## [WHAT YOU HAVE TO DO]
Can you transcribe every entry word for word, skipping the images?

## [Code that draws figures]
'''

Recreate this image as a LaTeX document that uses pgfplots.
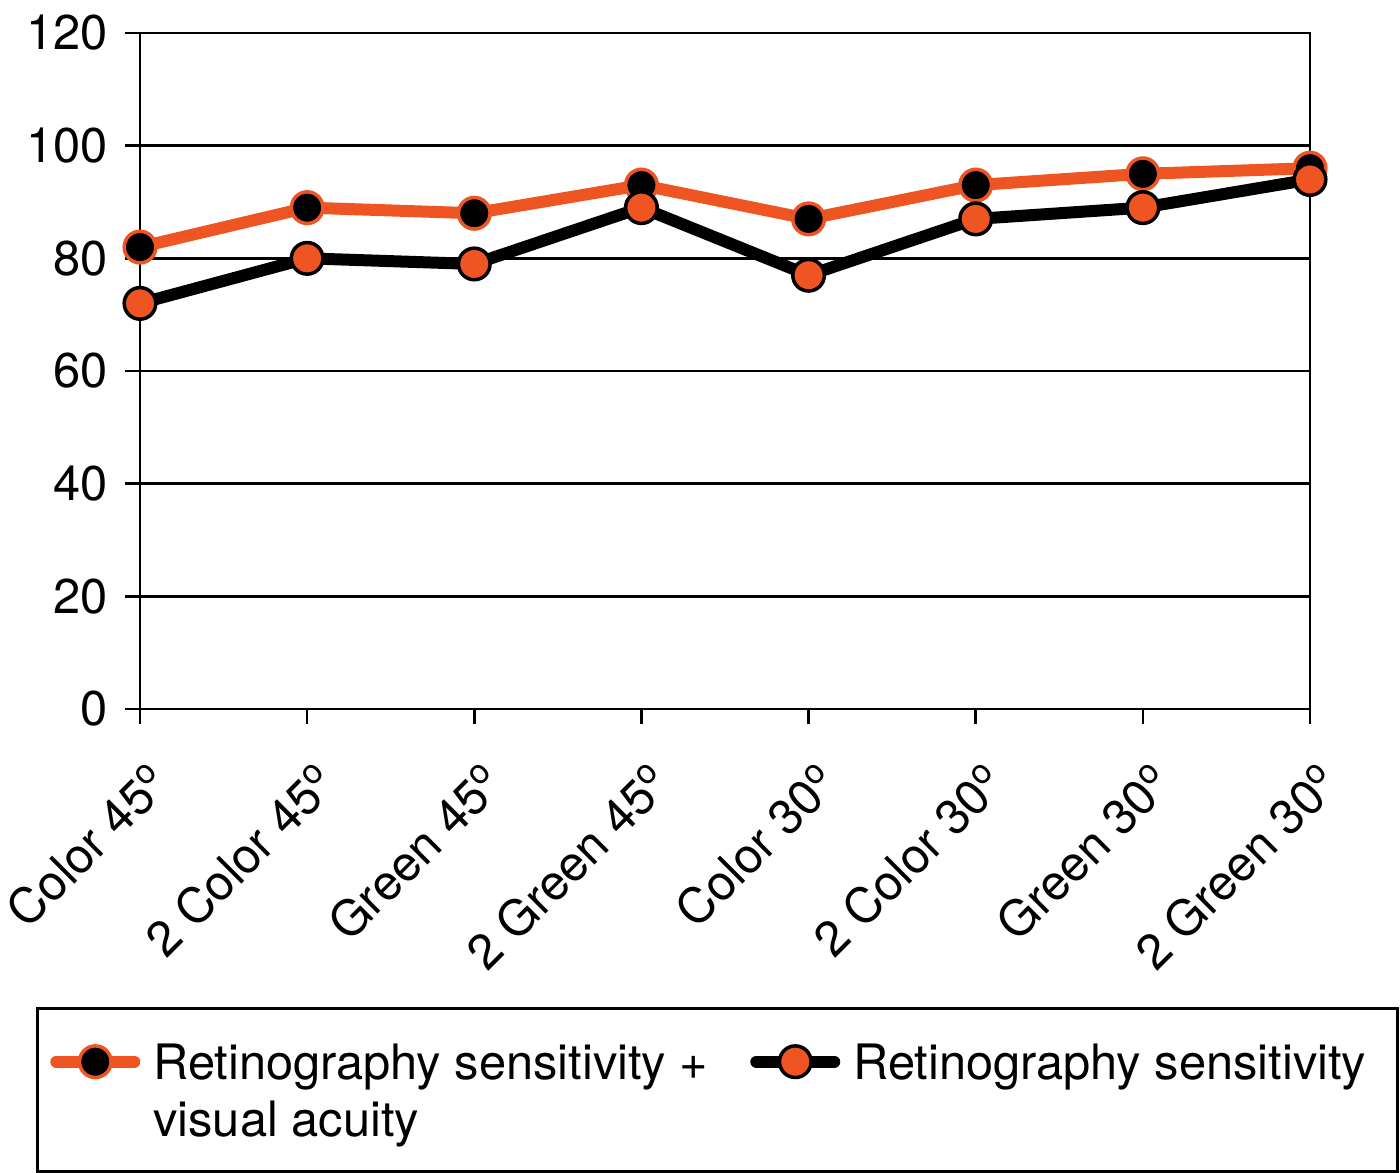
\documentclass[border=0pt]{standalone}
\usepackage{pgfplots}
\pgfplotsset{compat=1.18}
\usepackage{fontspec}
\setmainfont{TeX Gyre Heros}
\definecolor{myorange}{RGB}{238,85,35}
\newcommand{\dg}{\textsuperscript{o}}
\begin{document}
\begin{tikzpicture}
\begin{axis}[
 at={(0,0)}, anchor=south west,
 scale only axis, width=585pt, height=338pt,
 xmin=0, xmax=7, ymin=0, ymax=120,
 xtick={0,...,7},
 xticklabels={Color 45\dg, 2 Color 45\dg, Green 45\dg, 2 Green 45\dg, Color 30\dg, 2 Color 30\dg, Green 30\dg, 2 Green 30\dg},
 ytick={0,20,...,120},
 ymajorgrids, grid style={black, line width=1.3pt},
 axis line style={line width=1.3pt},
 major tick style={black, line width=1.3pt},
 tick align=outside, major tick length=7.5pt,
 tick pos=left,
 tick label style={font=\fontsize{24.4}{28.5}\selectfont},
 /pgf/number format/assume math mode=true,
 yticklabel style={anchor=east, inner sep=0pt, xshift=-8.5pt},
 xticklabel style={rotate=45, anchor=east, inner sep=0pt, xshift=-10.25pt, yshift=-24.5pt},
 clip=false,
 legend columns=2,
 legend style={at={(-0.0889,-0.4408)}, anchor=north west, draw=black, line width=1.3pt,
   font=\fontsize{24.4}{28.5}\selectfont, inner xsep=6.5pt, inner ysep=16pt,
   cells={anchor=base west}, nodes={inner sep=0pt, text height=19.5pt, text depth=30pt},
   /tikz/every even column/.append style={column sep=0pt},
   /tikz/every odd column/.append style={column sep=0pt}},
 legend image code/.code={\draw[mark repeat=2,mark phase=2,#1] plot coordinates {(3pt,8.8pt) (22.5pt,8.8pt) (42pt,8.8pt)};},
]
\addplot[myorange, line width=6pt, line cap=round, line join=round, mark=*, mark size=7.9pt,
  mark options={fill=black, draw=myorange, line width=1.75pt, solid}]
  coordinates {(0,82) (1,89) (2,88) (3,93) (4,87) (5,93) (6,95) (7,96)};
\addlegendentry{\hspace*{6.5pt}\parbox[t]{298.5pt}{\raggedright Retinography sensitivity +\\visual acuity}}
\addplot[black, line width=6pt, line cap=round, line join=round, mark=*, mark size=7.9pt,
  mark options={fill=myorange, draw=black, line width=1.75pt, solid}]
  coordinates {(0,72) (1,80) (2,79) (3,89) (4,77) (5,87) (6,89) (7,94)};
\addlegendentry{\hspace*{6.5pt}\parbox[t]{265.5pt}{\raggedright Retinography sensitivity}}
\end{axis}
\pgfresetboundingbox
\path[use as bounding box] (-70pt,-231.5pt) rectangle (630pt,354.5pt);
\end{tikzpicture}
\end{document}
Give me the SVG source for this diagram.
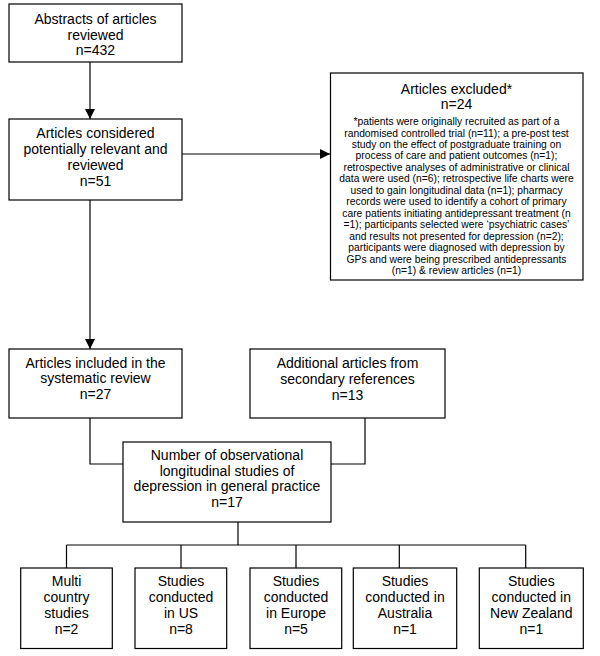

'''

## [RESULT OF THIS EXERCISE]
Recreate this image as a LaTeX document that uses pgfplots.
\documentclass[border=0pt]{standalone}
\usepackage{pgfplots}
\pgfplotsset{compat=1.18}
\usepackage{fontspec}
\setmainfont{TeX Gyre Heros}
\definecolor{myorange}{RGB}{238,85,35}
\newcommand{\dg}{\textsuperscript{o}}
\begin{document}
\begin{tikzpicture}
\begin{axis}[
 at={(0,0)}, anchor=south west,
 scale only axis, width=585pt, height=338pt,
 xmin=0, xmax=7, ymin=0, ymax=120,
 xtick={0,...,7},
 xticklabels={Color 45\dg, 2 Color 45\dg, Green 45\dg, 2 Green 45\dg, Color 30\dg, 2 Color 30\dg, Green 30\dg, 2 Green 30\dg},
 ytick={0,20,...,120},
 ymajorgrids, grid style={black, line width=1.3pt},
 axis line style={line width=1.3pt},
 major tick style={black, line width=1.3pt},
 tick align=outside, major tick length=7.5pt,
 tick pos=left,
 tick label style={font=\fontsize{24.4}{28.5}\selectfont},
 /pgf/number format/assume math mode=true,
 yticklabel style={anchor=east, inner sep=0pt, xshift=-8.5pt},
 xticklabel style={rotate=45, anchor=east, inner sep=0pt, xshift=-10.25pt, yshift=-24.5pt},
 clip=false,
 legend columns=2,
 legend style={at={(-0.0889,-0.4408)}, anchor=north west, draw=black, line width=1.3pt,
   font=\fontsize{24.4}{28.5}\selectfont, inner xsep=6.5pt, inner ysep=16pt,
   cells={anchor=base west}, nodes={inner sep=0pt, text height=19.5pt, text depth=30pt},
   /tikz/every even column/.append style={column sep=0pt},
   /tikz/every odd column/.append style={column sep=0pt}},
 legend image code/.code={\draw[mark repeat=2,mark phase=2,#1] plot coordinates {(3pt,8.8pt) (22.5pt,8.8pt) (42pt,8.8pt)};},
]
\addplot[myorange, line width=6pt, line cap=round, line join=round, mark=*, mark size=7.9pt,
  mark options={fill=black, draw=myorange, line width=1.75pt, solid}]
  coordinates {(0,82) (1,89) (2,88) (3,93) (4,87) (5,93) (6,95) (7,96)};
\addlegendentry{\hspace*{6.5pt}\parbox[t]{298.5pt}{\raggedright Retinography sensitivity +\\visual acuity}}
\addplot[black, line width=6pt, line cap=round, line join=round, mark=*, mark size=7.9pt,
  mark options={fill=myorange, draw=black, line width=1.75pt, solid}]
  coordinates {(0,72) (1,80) (2,79) (3,89) (4,77) (5,87) (6,89) (7,94)};
\addlegendentry{\hspace*{6.5pt}\parbox[t]{265.5pt}{\raggedright Retinography sensitivity}}
\end{axis}
\pgfresetboundingbox
\path[use as bounding box] (-70pt,-231.5pt) rectangle (630pt,354.5pt);
\end{tikzpicture}
\end{document}
Give me the SVG source for this diagram.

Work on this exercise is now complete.